The board voted unanimously on April 7 to amend its administrative policy under the requirements of Senate Bill 707, California's most sweeping update to open-meeting law in years. The changes add remote participation by telephone or internet while simultaneously cutting individual speaking time from three minutes to two and reducing the maximum total time per topic from 15 minutes to 10.

SB 707, signed by the governor in October 2025, required local agencies statewide to formalize remote participation mechanisms in their Brown Act meeting rules. Fresno County had until July 1, 2026 to comply; the board acted more than two months ahead of that deadline.

The arithmetic of the change captures the core tradeoff precisely. At two minutes per speaker against a 10-minute per-topic ceiling, a maximum of five speakers can address any single agenda item before time expires: the identical number allowed under the prior three-minute, 15-minute configuration. The total comment window shrinks by one-third, but the speaker ceiling per topic stays the same. What changes is how much any one person can say.

That compression drew direct opposition at the meeting. Leslie Martinez of the Leadership Counsel for Justice and Accountability told the board that public participation is "a crucial component" of its decision-making. The League of Women Voters of Fresno submitted written opposition through co-presidents Kay Bertken and Robin Chier, calling the reduction an "inappropriate denigration of [constituent] input." Resident Radley Reep also argued against the cuts from the podium.

County staff framed the paired changes as a net gain in overall access.
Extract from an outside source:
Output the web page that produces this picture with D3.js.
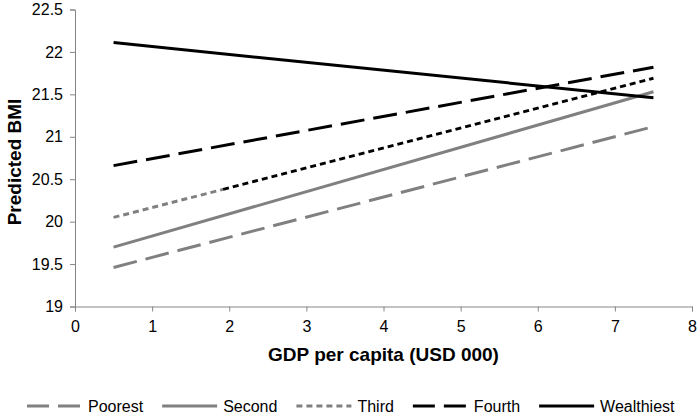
<!DOCTYPE html>
<html>
<head>
<meta charset="utf-8">
<script src="https://cdn.jsdelivr.net/npm/d3@7"></script>
<style>
  html, body { margin: 0; padding: 0; background: #fff; }
  svg { display: block; }
  text { font-family: "Liberation Sans", Arial, sans-serif; }
</style>
</head>
<body>
<svg id="chart" width="700" height="415"></svg>
<script>
// ---- data ----
const xEnds = [0.5, 7.5];
const poorest = [19.46, 21.12];
const second = [19.70, 21.53];
const third = [20.05, 21.69];
const thirdBreakX = 1.92;
const thirdBreakY = 20.38;
const fourth = [20.66, 21.82];
const wealthiest = [22.11, 21.46];
const seriesNames = ["Poorest", "Second", "Third", "Fourth", "Wealthiest"];
const xTicks = [0, 1, 2, 3, 4, 5, 6, 7, 8];
const yTicks = [19, 19.5, 20, 20.5, 21, 21.5, 22, 22.5];

const GRAY = "#808080", BLACK = "#000000";
const styles = {
  Poorest:    { color: GRAY,  dash: "24,9" },
  Second:     { color: GRAY,  dash: null },
  Third:      { color: GRAY,  dash: "6,4" },
  Fourth:     { color: BLACK, dash: "24,9" },
  Wealthiest: { color: BLACK, dash: null }
};

const svg = d3.select("#chart");
const x = d3.scaleLinear().domain([0, 8]).range([75, 692]);
const y = d3.scaleLinear().domain([19, 22.5]).range([306.5, 9.5]);

// axes
const yAxis = svg.append("g").attr("transform", `translate(${x(0)},0)`)
  .call(d3.axisLeft(y).tickValues(yTicks).tickSize(5).tickPadding(7)
        .tickFormat(d => String(d)));
const xAxis = svg.append("g").attr("transform", `translate(0,${y(19)})`)
  .call(d3.axisBottom(x).tickValues(xTicks).tickSize(5).tickPadding(9)
        .tickFormat(d => String(d)));
[yAxis, xAxis].forEach(g => {
  g.select(".domain").attr("stroke", "#868686").attr("stroke-width", 1);
  g.selectAll(".tick line").attr("stroke", "#868686");
  g.selectAll(".tick text").attr("fill", "#000").style("font-size", "16px")
    .style("font-family", '"Liberation Sans", Arial, sans-serif');
});

// titles
svg.append("text").attr("x", (x(0) + x(8)) / 2).attr("y", 361)
  .attr("text-anchor", "middle").style("font-size", "19px").style("font-weight", "bold")
  .text("GDP per capita (USD 000)");
svg.append("text").attr("transform", `translate(14,${(y(19) + y(22.5)) / 2 + 4}) rotate(-90)`)
  .attr("text-anchor", "middle").attr("dy", "0.35em")
  .style("font-size", "19px").style("font-weight", "bold")
  .text("Predicted BMI");

const line = d3.line().x(d => x(d[0])).y(d => y(d[1]));
function draw(pts, color, dash) {
  const p = svg.append("path").datum(pts).attr("d", line)
    .attr("fill", "none").attr("stroke", color).attr("stroke-width", 3);
  if (dash) p.attr("stroke-dasharray", dash);
}
draw(xEnds.map((v, i) => [v, poorest[i]]), GRAY, styles.Poorest.dash);
draw(xEnds.map((v, i) => [v, second[i]]), GRAY, null);
draw([[xEnds[0], third[0]], [thirdBreakX, thirdBreakY]], GRAY, styles.Third.dash);
draw([[thirdBreakX, thirdBreakY], [xEnds[1], third[1]]], BLACK, styles.Third.dash);
draw(xEnds.map((v, i) => [v, fourth[i]]), BLACK, styles.Fourth.dash);
draw(xEnds.map((v, i) => [v, wealthiest[i]]), BLACK, null);

// legend
const legY = 406;
let lx = 27;
seriesNames.forEach(name => {
  const s = styles[name];
  const l = svg.append("line").attr("x1", lx).attr("x2", lx + 55)
    .attr("y1", legY).attr("y2", legY)
    .attr("stroke", s.color).attr("stroke-width", 3);
  if (s.dash) l.attr("stroke-dasharray", name === "Third" ? "6,4" : "22,9");
  const t = svg.append("text").attr("x", lx + 61).attr("y", legY).attr("dy", "0.35em")
    .style("font-size", "16px").attr("fill", "#000").text(name);
  lx += 61 + t.node().getComputedTextLength() + 19;
});
</script>
</body>
</html>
Remote participation opens the door to residents who previously had to appear in person at the Hall of Records during business hours, a barrier that has long disadvantaged shift workers, residents in more distant corners of Fresno County, and people with disabilities or mobility limitations. Under the new procedures, participants join by phone or internet-based platform, and the policy establishes specific steps the board will take if those services are disrupted mid-meeting.

The Brown Act permits local bodies to adopt "reasonable regulations" on public testimony time but sets no minimum floor. Courts have upheld per-speaker limits of three minutes as constitutionally sound; at two minutes, Fresno now sits below that commonly applied benchmark.

Those wishing to comment under the new rules can join remotely using the county's telephonic or internet access option rather than appearing at the Hall of Records. Written submissions remain available for residents who want their positions formally entered into the record without speaking. In-person speakers retain the two-minute window at the podium.

The League of Women Voters and Leadership Counsel for Justice and Accountability both signaled they would track how the shorter limits affect testimony on high-stakes items, particularly land-use decisions, budget hearings, and public safety matters where two minutes can compress weeks of personal impact into a countdown.